Here are 3 Things to Know for Round 4:
McIlroy last won the U.S. Open 12 years ago at Congressional, and his major-championship drought extends to 2014, when he won his third and fourth majors at age 25, the Open Championship at Royal Liverpool and the PGA Championship at Valhalla.
When asked after Round 3 whether his previous major victories give him an advantage (Fowler and Clark have never led or co-led after 54 holes before this week in a major), McIlroy paused before saying, “It’s been such a long time since I’ve done it. I’m going out there to try to execute a game plan, and I feel like over the last three days I’ve executed that game plan really well, and I just need to do that for one more day.”
If he is looking for a good sign, this week marks the third time that McIlroy has shot 67 or better in the opening two rounds of a major, and on each of the three previous occasions, he won. Will this be the day he breaks through after a nine-year majors drought that includes 18 top-10 finishes?
It’s not as though the championship begins on the final nine holes. In fact, the front nine of the North Course has provided most of the fireworks this week, with seven players shooting 5-under-par 30 on that side and Tom Kim posting just the fifth nine-hole score of 29 in championship history in Round 3.
The stroke average on the front is roughly 1⅓ strokes lower than the back for the week, and that margin only grew in Round 3 compared to the first two days, with almost two full strokes difference (34.97 to 36.88). The front has also accounted for nearly 300 more birdies (719 to 425), and 14 of the 18 eagles for the week.
The potential is certainly there for players who are within five or six strokes of the leaders beginning the day to make up ground early, particularly on Nos. 1, 3, 6 and 8, which have played as the four easiest holes through three days.
When George C. Thomas Jr. created the North Course, which debuted in 1928, he provided options on several holes that demonstrate his “course within a course” principle. Although some of his tee-to-green setup flexibility allowed for the possibility of a hole’s par to change, the USGA is using that flexibility to bring tees forward and combine them with more demanding hole locations that match a shorter approach club in the players’ hands.
One example on Saturday: No. 5 was shortened from the U.S. Open scorecard yardage of 480 to 455 yards, with the hole placed in a front right “shelf,” just 4 yards on the green, with 4 yards of putting surface on either side of the hole and a deep bunker in front.
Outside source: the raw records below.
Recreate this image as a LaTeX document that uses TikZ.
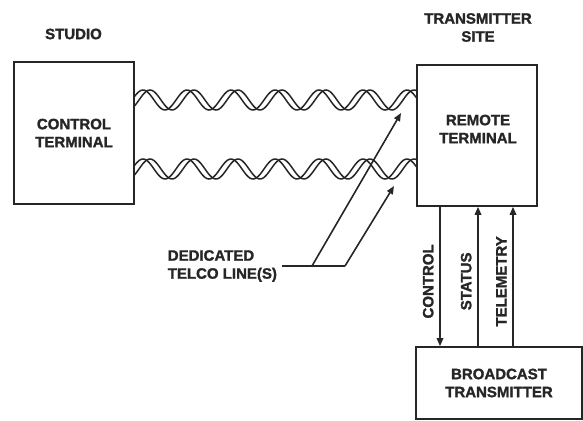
\documentclass[tikz,border=0pt]{standalone}
\usepackage{fontspec}
\setmainfont{Liberation Sans}[BoldFeatures={FakeBold=1.5}]
\usetikzlibrary{arrows.meta,positioning,calc}
\definecolor{ink}{HTML}{262626}

\begin{document}
\begin{tikzpicture}[
  x=1pt, y=-1pt, >={Triangle[length=8pt,width=6.5pt]},
  color=ink, line width=1.6pt,
  every node/.append style={text=ink, font=\fontsize{15}{18}\selectfont\bfseries},
  box/.style={draw=ink, line width=1.6pt, align=center},
  lbl/.style={align=center, inner sep=0pt},
  side/.style={rotate=90, anchor=south, inner sep=0pt, outer sep=6.5pt},
  wire/.style={draw=ink, line width=1.5pt},
]
\useasboundingbox (0,0) rectangle (583,420);
% studio end
\node[lbl] (studio) at (73.5,34) {STUDIO};
\node[box, minimum width=120pt, minimum height=142pt] (ctrl) at (74,133) {CONTROL\\TERMINAL};
% transmitter site end
\node[lbl] (site) at (478,27.5) {TRANSMITTER\\SITE};
\node[box, minimum width=120pt, minimum height=141pt] (remote) at (477,135.5) {};
\node[lbl] (remotetxt) at (478,129) {REMOTE\\TERMINAL};
\node[box, minimum width=166pt, minimum height=72pt] (bcast) at (499,383) {BROADCAST\\TRANSMITTER};
% twisted pairs
\foreach \yc in {100,169} {
  \draw[wire] plot[domain=134:417, samples=160, smooth] (\x, {\yc-10*sin((\x-132)/44*360)});
  \draw[wire] plot[domain=134:417, samples=160, smooth] (\x, {\yc-10*sin((\x-139)/44*360)});
}
% callout
\node[lbl, align=left, anchor=west] (telco) at (167,266) {DEDICATED\\TELCO LINE(S)};
\coordinate (fork1) at (312,266);
\coordinate (fork2) at (345,266);
\coordinate (hit1) at (401,113);
\coordinate (hit2) at (394,186);
\draw[shorten <=4pt] (telco.east) -- (fork2);
\draw[->] (fork1) -- (hit1);
\draw[->] (fork2) -- (hit2);
% site links
\foreach \dx/\txt/\dir [count=\i] in {-37/CONTROL/->, 1/STATUS/<-, 36/TELEMETRY/<-} {
  \coordinate (top\i) at ($(remote.south)+(\dx,0)$);
  \draw[\dir] (top\i) -- (top\i |- bcast.north) node[side, pos=0.535] {\txt};
}
\end{tikzpicture}
\end{document}
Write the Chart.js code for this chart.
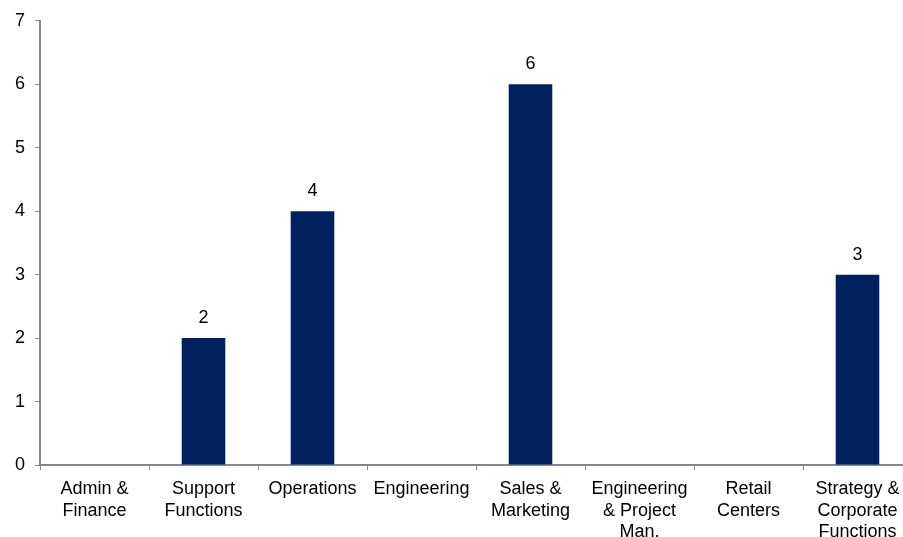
<!DOCTYPE html>
<html>
<head>
<meta charset="utf-8">
<script src="https://cdn.jsdelivr.net/npm/chart.js@4/dist/chart.umd.min.js"></script>
<style>
    html, body { margin: 0; padding: 0; background: #fff; overflow: hidden; }
    #wrap { width: 915px; height: 537px; }
</style>
</head>
<body>
<div id="wrap"><canvas id="headcountChart" width="915" height="537"></canvas></div>
<script>
// Categories and counts
const categories = [
    ['Admin &', 'Finance'],
    ['Support', 'Functions'],
    ['Operations'],
    ['Engineering'],
    ['Sales &', 'Marketing'],
    ['Engineering', '& Project', 'Man.'],
    ['Retail', 'Centers'],
    ['Strategy &', 'Corporate', 'Functions']
];
const counts = [0, 2, 4, 0, 6, 0, 0, 3];
const yTicks = [0, 1, 2, 3, 4, 5, 6, 7];

const FONT = "'Liberation Sans', Arial, Helvetica, sans-serif";

// Value labels above each non-zero bar
const valueLabels = {
    id: 'valueLabels',
    afterDatasetsDraw(chart) {
        const ctx = chart.ctx;
        const meta = chart.getDatasetMeta(0);
        ctx.save();
        ctx.font = '18px ' + FONT;
        ctx.fillStyle = '#000';
        ctx.textAlign = 'center';
        ctx.textBaseline = 'bottom';
        meta.data.forEach((bar, i) => {
            const v = counts[i];
            if (!v) return;
            ctx.fillText(String(v), bar.x, bar.y - 11);
        });
        ctx.restore();
    }
};

new Chart(document.getElementById('headcountChart'), {
    type: 'bar',
    data: {
        labels: categories,
        datasets: [{
            data: counts,
            backgroundColor: '#002060',
            borderWidth: 0,
            barPercentage: 0.4,
            categoryPercentage: 1
        }]
    },
    options: {
        responsive: false,
        animation: false,
        layout: { padding: { top: 20, right: 3 } },
        plugins: {
            legend: { display: false },
            tooltip: { enabled: false }
        },
        scales: {
            x: {
                afterFit: s => { s.height = 72; },
                grid: {
                    offset: true,
                    drawOnChartArea: false,
                    color: '#888',
                    tickLength: 5
                },
                border: { color: '#888', width: 2 },
                ticks: {
                    color: '#000',
                    padding: 9,
                    maxRotation: 0,
                    autoSkip: false,
                    font: { family: FONT, size: 18, lineHeight: 1.17 }
                }
            },
            y: {
                min: 0,
                max: 7,
                afterFit: s => { s.width = 40; },
                afterBuildTicks: s => { s.ticks = yTicks.map(v => ({ value: v })); },
                grid: {
                    drawOnChartArea: false,
                    color: '#888',
                    tickLength: 5
                },
                border: { color: '#888', width: 2 },
                ticks: {
                    color: '#000',
                    padding: 10,
                    font: { family: FONT, size: 18 }
                }
            }
        }
    },
    plugins: [valueLabels]
});
</script>
</body>
</html>
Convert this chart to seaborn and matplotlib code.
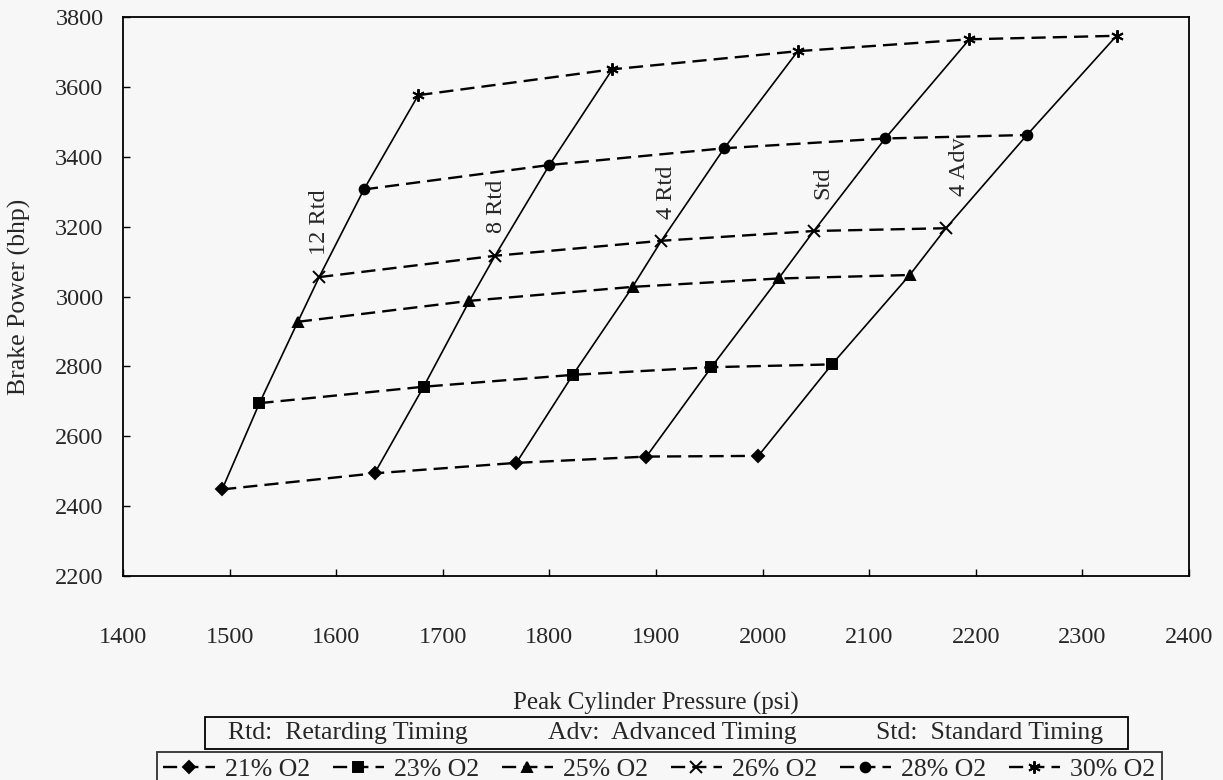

Despite the shortened yardage, the hole – which was the ninth-hardest hole at a 4.19 average on Friday – played as the most difficult on the course in Round 3, with a 4.51 average, just one birdie and nearly as many bogeys (30) as pars (34). Yardage was not a factor, as it played 493 yards in Round 2, 38 yards longer than on Saturday.
The hole locations for Round 4 – along with the wide variance in tee options – are very much worth noting as players plot their way around the strategic North Course.